**Work to be completed**
From the first line of the data below through the line holding "from matplotlib.transforms import offset_copy", output each line exactly and leave the pictures out.

* begin Supplied material *

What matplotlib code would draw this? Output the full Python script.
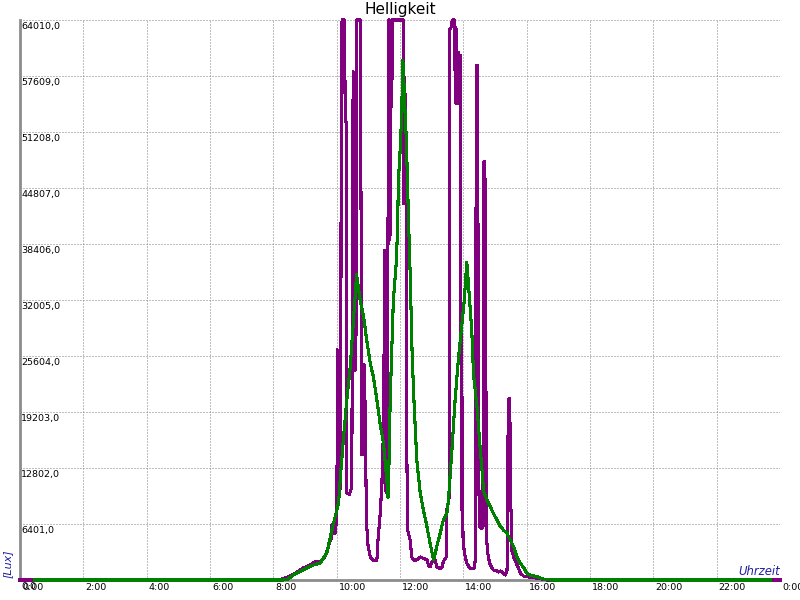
import matplotlib
matplotlib.use("Agg")
import matplotlib.pyplot as plt
from matplotlib.transforms import offset_copy

purple = [
    (0.00, 0), (8.15, 0), (8.37, 230), (8.59, 570), (8.75, 910), (8.94, 1370),
    (9.10, 1600), (9.26, 1940), (9.35, 2170), (9.45, 2060), (9.54, 2290),
    (9.64, 2740), (9.73, 3770), (9.83, 4800), (9.85, 6290), (9.89, 5370),
    (9.92, 6170), (9.95, 5370), (9.98, 6290), (9.99, 12900), (10.00, 12970),
    (10.01, 8680), (10.02, 26300), (10.04, 8700), (10.05, 24000), (10.06, 10500),
    (10.08, 25000), (10.09, 12000), (10.10, 22800), (10.12, 10400), (10.13, 20000),
    (10.14, 45600), (10.17, 64010), (10.25, 64010), (10.27, 52400), (10.30, 52400),
    (10.32, 9970), (10.40, 9750), (10.46, 10400), (10.48, 13400), (10.50, 35400),
    (10.52, 58100), (10.54, 30000), (10.56, 58000), (10.58, 24000), (10.60, 56000),
    (10.62, 28000), (10.64, 64010), (10.74, 64010), (10.75, 58700), (10.77, 42100),
    (10.78, 14300), (10.80, 24600), (10.82, 14300), (10.84, 23500), (10.86, 15000),
    (10.87, 24600), (10.90, 19400), (10.94, 6740), (10.99, 3950), (11.06, 2660),
    (11.16, 2230), (11.27, 2230), (11.30, 4380), (11.34, 6100), (11.37, 7390),
    (11.43, 11000), (11.45, 15550), (11.48, 12000), (11.51, 37700), (11.53, 37700),
    (11.54, 12000), (11.56, 10000), (11.59, 21100), (11.60, 12900), (11.62, 38700),
    (11.64, 64010), (11.66, 38900), (11.68, 64010), (11.70, 39500), (11.72, 64010),
    (11.74, 54100), (11.76, 64010), (12.10, 64010), (12.12, 43000), (12.14, 57500),
    (12.16, 43000), (12.18, 55500), (12.20, 42900), (12.21, 16800), (12.24, 5700),
    (12.32, 4570), (12.37, 2630), (12.42, 2290), (12.53, 2290), (12.64, 2630),
    (12.85, 2290), (12.90, 1710), (12.95, 1520), (13.01, 2100), (13.11, 2290),
    (13.16, 1520), (13.22, 1370), (13.32, 1370), (13.37, 2100), (13.46, 2630),
    (13.48, 8000), (13.55, 9370), (13.56, 40000), (13.57, 62900), (13.63, 63300),
    (13.65, 64010), (13.71, 64010), (13.72, 58300), (13.74, 63200), (13.76, 54500),
    (13.78, 63000), (13.80, 54500), (13.82, 60300), (13.84, 54500), (13.86, 60300),
    (13.88, 54700), (13.90, 60000), (13.92, 40800), (13.93, 22000), (13.95, 8000),
    (13.96, 21000), (13.98, 8500), (13.99, 4900), (14.01, 3810), (14.06, 2630),
    (14.11, 1940), (14.20, 1370), (14.27, 1260), (14.34, 1370), (14.38, 2290),
    (14.41, 58800), (14.45, 58800), (14.48, 13700), (14.51, 6060), (14.59, 5900),
    (14.62, 6060), (14.64, 47800), (14.68, 47800), (14.70, 35100), (14.71, 35100),
    (14.72, 5370), (14.77, 3090), (14.83, 1940), (14.90, 1370), (14.95, 1140),
    (15.06, 1030), (15.11, 910), (15.17, 1030), (15.22, 910), (15.27, 690),
    (15.32, 570), (15.38, 1140), (15.40, 13700), (15.43, 20700), (15.47, 20700),
    (15.48, 9940), (15.51, 7600), (15.53, 3400), (15.59, 2630), (15.67, 1940),
    (15.74, 1370), (15.80, 800), (15.90, 460), (16.01, 380), (16.22, 260),
    (16.43, 150), (16.64, 0), (24.00, 0),
]

# green = smoothed curve
green_t = [0.45, 8.30, 8.43, 8.63, 8.94, 9.26, 9.48, 9.69, 9.85, 9.95, 10.06,
           10.11, 10.21, 10.32, 10.43, 10.53, 10.63, 10.74, 10.85, 10.95, 11.06,
           11.16, 11.27, 11.37, 11.48, 11.59, 11.62, 11.65, 11.69, 11.74, 11.79,
           11.88, 11.92, 11.95, 12.01, 12.05, 12.09, 12.13, 12.16, 12.20, 12.24,
           12.27, 12.32, 12.38, 12.43, 12.53, 12.64, 12.74, 12.85, 12.95, 13.06,
           13.16, 13.27, 13.37, 13.48, 13.53, 13.64, 13.74, 13.85, 13.96, 14.03,
           14.11, 14.22, 14.27, 14.32, 14.43, 14.53, 14.59, 14.64, 14.75, 14.85,
           14.95, 15.06, 15.17, 15.27, 15.38, 15.48, 15.59, 15.69, 15.80, 15.91,
           16.01, 16.11, 16.33, 16.53, 16.75, 23.70]
green_v = [0, 0, 30, 570, 1140, 1710, 1940, 3090, 5700, 7200, 8800,
           11400, 16000, 20600, 24400, 29700, 34900, 32000, 30100, 27400, 24800,
           23200, 20600, 17900, 15600, 11200, 9400, 12950, 20600, 26300, 32000,
           36200, 39700, 45700, 49500, 53000, 59400, 56400, 53400, 50300, 45000,
           41100, 35100, 26300, 21300, 13700, 9900, 8000, 6100, 4200, 2290,
           3810, 5370, 6860, 7620, 9140, 14900, 20600, 25500, 29400, 32000,
           36300, 30900, 28200, 23600, 19800, 15200, 12600, 10100, 9140, 8380,
           7620, 6860, 6100, 5700, 5330, 4570, 3810, 2670, 1900, 1370,
           760, 570, 380, 110, 0, 0]

y_ticks = [0, 6401, 12802, 19203, 25604, 32005, 38406, 44807, 51208, 57609, 64010]
x_ticks = [0, 2, 4, 6, 8, 10, 12, 14, 16, 18, 20, 22, 24]
x_labels = ["0:00", "2:00", "4:00", "6:00", "8:00", "10:00", "12:00", "14:00",
            "16:00", "18:00", "20:00", "22:00", "0:00"]

fig = plt.figure(figsize=(8, 6), dpi=100)
ax = fig.add_axes([20 / 800, 20 / 600, 760 / 800, 560 / 600])
ax.set_xlim(0, 24)
ax.set_ylim(0, 64010)

purple_t = [p[0] for p in purple]
purple_v = [p[1] for p in purple]
ax.plot(purple_t, purple_v, color="#800080", lw=1.5, zorder=3,
        clip_on=False, antialiased=False)
ax.plot(green_t, green_v, color="#008000", lw=1.5, zorder=4,
        clip_on=False, antialiased=False)

ax.set_xticks(x_ticks)
ax.set_yticks(y_ticks)
ax.set_xticklabels([])
ax.set_yticklabels([])
ax.tick_params(length=0)
ax.grid(True, color="#808080", lw=0.72, linestyle=(0, (1, 2)))
for s in ("top", "right"):
    ax.spines[s].set_visible(False)
for s in ("left", "bottom"):
    ax.spines[s].set_color("#8c8c8c")
    ax.spines[s].set_linewidth(2.0)

ytrans = offset_copy(ax.get_yaxis_transform(), fig=fig, x=1, y=-2, units="dots")
for v in y_ticks:
    ax.text(0, v, "%d,0" % v, transform=ytrans, ha="left", va="top",
            fontsize=6.8, clip_on=False, zorder=5)

xtrans = offset_copy(ax.get_xaxis_transform(), fig=fig, x=2, y=-3, units="dots")
for t, lab in zip(x_ticks, x_labels):
    ax.text(t, 0, lab, transform=xtrans, ha="left", va="top",
            fontsize=6.8, clip_on=False)

fig.text(0.5, 1 - 2 / 600, "Helligkeit", ha="center", va="top", fontsize=11)
fig.text(3 / 800, 22 / 600, "[Lux]", rotation=90, ha="left", va="bottom",
         fontsize=8, style="italic", color="#2020a0")
fig.text(780 / 800, 22 / 600, "Uhrzeit", ha="right", va="bottom",
         fontsize=8.4, style="italic", color="#2020a0")

fig.savefig("out.png", dpi=100)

* end Supplied material *

**Output**
What matplotlib code would draw this? Output the full Python script.
import matplotlib
matplotlib.use("Agg")
import matplotlib.pyplot as plt
from matplotlib.transforms import offset_copy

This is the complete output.